▶ [Work to do]: Scan the lines below for the string "that" and report how many lines contain it, giving only the number.
[begin Information supplied]
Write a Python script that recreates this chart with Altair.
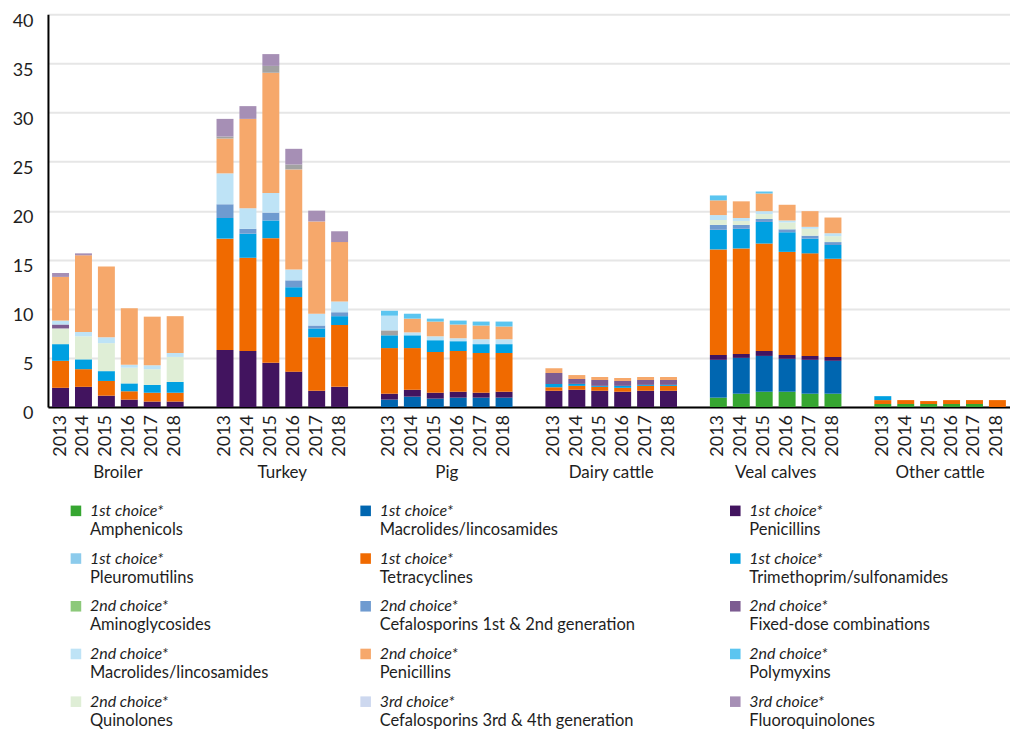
import altair as alt
import pandas as pd

GROUPS = ["Broiler", "Turkey", "Pig", "Dairy cattle", "Veal calves", "Other cattle"]
YEARS = ["2013", "2014", "2015", "2016", "2017", "2018"]

# legend entries (row-wise order) -- key, choice label, name, colour
LEGEND_KEYS = ["amph1", "macro1", "peni1", "pleuro1", "tetra1", "trim1",
               "amino2", "cef12_2", "fixed2", "macro2", "peni2", "poly2",
               "quino2", "cef34_3", "fluoro3"]
LEGEND_CHOICE = ["1st choice*", "1st choice*", "1st choice*",
                 "1st choice*", "1st choice*", "1st choice*",
                 "2nd choice*", "2nd choice*", "2nd choice*",
                 "2nd choice*", "2nd choice*", "2nd choice*",
                 "2nd choice*", "3rd choice*", "3rd choice*"]
LEGEND_NAMES = ["Amphenicols", "Macrolides/lincosamides", "Penicillins",
                "Pleuromutilins", "Tetracyclines", "Trimethoprim/sulfonamides",
                "Aminoglycosides", "Cefalosporins 1st & 2nd generation", "Fixed-dose combinations",
                "Macrolides/lincosamides", "Penicillins", "Polymyxins",
                "Quinolones", "Cefalosporins 3rd & 4th generation", "Fluoroquinolones"]
LEGEND_COLORS = ["#36a631", "#0066b0", "#42145f", "#8ccbec", "#f06a00", "#00a0e1",
                 "#8cc97a", "#6f9bd0", "#7c5b91", "#bee3f6", "#f6a86b", "#5bc5f0",
                 "#dfeed6", "#cdd8ef", "#a68fb5"]

# unlabelled grey segments seen in the bars
GREY_KEYS = ["grey_low", "grey_high"]
GREY_COLOR = "#a2a2a2"

# stacking order, bottom to top
STACK_ORDER = ["amph1", "macro1", "peni1", "pleuro1", "tetra1", "trim1", "grey_low",
               "amino2", "cef12_2", "quino2", "fixed2", "macro2", "peni2", "poly2",
               "grey_high", "cef34_3", "fluoro3"]

# values (DDDA/Y), one entry per year 2013..2018
BROILER = {
    "peni1":  [1.95, 2.05, 1.15, 0.75, 0.55, 0.55],
    "tetra1": [2.75, 1.80, 1.50, 0.85, 0.90, 0.90],
    "trim1":  [1.70, 1.00, 1.00, 0.80, 0.80, 1.10],
    "quino2": [1.60, 2.35, 2.85, 1.60, 1.60, 2.55],
    "fixed2": [0.40, 0.00, 0.00, 0.00, 0.00, 0.00],
    "macro2": [0.40, 0.45, 0.60, 0.30, 0.40, 0.40],
    "peni2":  [4.45, 7.80, 7.20, 5.75, 4.95, 3.75],
    "fluoro3": [0.40, 0.20, 0.00, 0.00, 0.00, 0.00],
}
TURKEY = {
    "peni1":  [5.80, 5.70, 4.50, 3.60, 1.65, 2.05],
    "tetra1": [11.35, 9.50, 12.70, 7.60, 5.45, 6.30],
    "trim1":  [2.10, 2.45, 1.80, 1.00, 0.90, 0.90],
    "cef12_2": [1.40, 0.50, 0.80, 0.70, 0.30, 0.40],
    "macro2": [3.15, 2.10, 2.00, 1.10, 1.20, 1.10],
    "peni2":  [3.55, 9.10, 12.25, 10.20, 9.40, 6.05],
    "grey_high": [0.20, 0.00, 0.70, 0.50, 0.00, 0.00],
    "fluoro3": [1.80, 1.30, 1.20, 1.60, 1.10, 1.10],
}
PIG = {
    "macro1": [0.75, 1.05, 0.85, 0.95, 0.95, 0.95],
    "peni1":  [0.60, 0.70, 0.60, 0.60, 0.50, 0.60],
    "tetra1": [4.65, 4.25, 4.15, 4.15, 4.05, 3.95],
    "trim1":  [1.30, 1.30, 1.20, 1.00, 0.90, 0.90],
    "grey_low": [0.50, 0.00, 0.00, 0.00, 0.00, 0.00],
    "macro2": [1.50, 0.30, 0.40, 0.30, 0.50, 0.50],
    "peni2":  [0.00, 1.40, 1.50, 1.40, 1.40, 1.30],
    "poly2":  [0.50, 0.50, 0.30, 0.40, 0.40, 0.50],
}
DAIRY = {
    "peni1":  [1.65, 1.75, 1.65, 1.55, 1.65, 1.65],
    "tetra1": [0.35, 0.40, 0.40, 0.40, 0.50, 0.50],
    "trim1":  [0.35, 0.20, 0.10, 0.20, 0.10, 0.10],
    "fixed2": [1.10, 0.50, 0.60, 0.50, 0.50, 0.50],
    "peni2":  [0.50, 0.40, 0.30, 0.30, 0.30, 0.30],
}
VEAL = {
    "amph1":  [0.95, 1.35, 1.55, 1.55, 1.35, 1.35],
    "macro1": [3.85, 3.65, 3.65, 3.35, 3.45, 3.35],
    "peni1":  [0.50, 0.40, 0.50, 0.40, 0.40, 0.40],
    "tetra1": [10.75, 10.75, 10.95, 10.50, 10.45, 10.00],
    "trim1":  [2.00, 2.00, 2.20, 2.00, 1.50, 1.40],
    "cef12_2": [0.50, 0.40, 0.30, 0.30, 0.30, 0.30],
    "quino2": [0.50, 0.40, 0.50, 0.70, 0.70, 0.60],
    "macro2": [0.50, 0.30, 0.30, 0.20, 0.20, 0.30],
    "peni2":  [1.50, 1.70, 1.80, 1.60, 1.60, 1.60],
    "poly2":  [0.50, 0.00, 0.20, 0.00, 0.00, 0.00],
}
OTHER_CATTLE = {
    "amph1":  [0.30, 0.30, 0.30, 0.30, 0.30, 0.00],
    "tetra1": [0.40, 0.40, 0.30, 0.40, 0.40, 0.70],
    "trim1":  [0.40, 0.00, 0.00, 0.00, 0.00, 0.00],
}
GROUP_DATA = [BROILER, TURKEY, PIG, DAIRY, VEAL, OTHER_CATTLE]

FONT = "Lato"
TEXT_COLOR = "#1e1e1e"

rows = []
for g, data in zip(GROUPS, GROUP_DATA):
    for key, vals in data.items():
        for yr, v in zip(YEARS, vals):
            if v > 0:
                rows.append({"group": g, "year": yr, "key": key, "value": v,
                             "rank": STACK_ORDER.index(key)})
df = pd.DataFrame(rows)

year_df = pd.DataFrame([{"group": g, "year": y} for g in GROUPS for y in YEARS])

all_keys = LEGEND_KEYS + GREY_KEYS
all_colors = LEGEND_COLORS + [GREY_COLOR, GREY_COLOR]

x_enc = alt.X("group:N", sort=GROUPS,
              scale=alt.Scale(paddingInner=0.2, paddingOuter=0.025),
              axis=alt.Axis(title=None, labelAngle=0, labelPadding=58, ticks=False,
                            domainColor="black", domainWidth=2, labelFontSize=17,
                            labelColor=TEXT_COLOR, labelFont=FONT))
xoff_enc = alt.XOffset("year:N", sort=YEARS,
                       scale=alt.Scale(paddingInner=0.26, paddingOuter=0))

bars = alt.Chart(df).mark_bar().encode(
    x=x_enc,
    xOffset=xoff_enc,
    y=alt.Y("value:Q", stack="zero",
            scale=alt.Scale(domain=[0, 40]),
            axis=alt.Axis(title=None, values=[0, 5, 10, 15, 20, 25, 30, 35, 40],
                          grid=True, gridColor="#e6e6e6", gridWidth=2, ticks=False,
                          labelPadding=15, labelOffset=7, labelFontSize=18,
                          labelColor=TEXT_COLOR, labelFont=FONT,
                          domainColor="black", domainWidth=2)),
    color=alt.Color("key:N", scale=alt.Scale(domain=all_keys, range=all_colors), legend=None),
    order=alt.Order("rank:Q", sort="ascending"),
)

year_labels = alt.Chart(year_df).mark_text(
    angle=270, align="right", baseline="middle", dx=-8,
    fontSize=18, font=FONT, color=TEXT_COLOR,
).encode(
    x=x_enc,
    xOffset=xoff_enc,
    y=alt.datum(0),
    text="year:N",
)

main = alt.layer(bars, year_labels).properties(width=963, height=393)

# legend built from the legend arrays
LEGEND_COL_X = [28, 318, 688]
leg_df = pd.DataFrame([
    {"key": k, "choice": c, "name": n, "row": i // 3, "col": i % 3}
    for i, (k, c, n) in enumerate(zip(LEGEND_KEYS, LEGEND_CHOICE, LEGEND_NAMES))
])
lx = alt.X("col:Q", scale=alt.Scale(domain=[0, 1, 2], range=LEGEND_COL_X), axis=None)
ly = alt.Y("row:O", scale=alt.Scale(type="point", padding=0), axis=None)
leg_base = alt.Chart(leg_df).encode(x=lx, y=ly)
swatches = leg_base.mark_square(size=112, opacity=1).encode(
    color=alt.Color("key:N", scale=alt.Scale(domain=LEGEND_KEYS, range=LEGEND_COLORS), legend=None)
)
choice_txt = leg_base.mark_text(align="left", baseline="middle", dx=14, fontSize=16,
                                fontStyle="italic", font=FONT, color=TEXT_COLOR).encode(text="choice:N")
name_txt = leg_base.mark_text(align="left", baseline="middle", dx=14, dy=19, fontSize=16.5,
                              font=FONT, color=TEXT_COLOR).encode(text="name:N")
legend = alt.layer(swatches, choice_txt, name_txt).properties(width=963, height=191)

chart = alt.vconcat(main, legend, spacing=22).resolve_scale(color="independent").properties(
    padding={"left": 4, "top": 4, "right": 0, "bottom": 0}
).configure_view(stroke=None)

chart.save("out.html", embed_options={"renderer": "svg", "actions": False})
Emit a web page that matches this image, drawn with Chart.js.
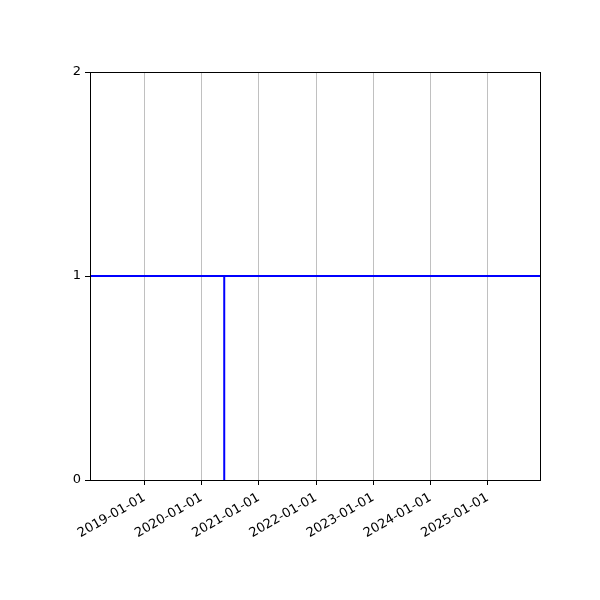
[end Information supplied]
▶ [Answer to the problem]: 2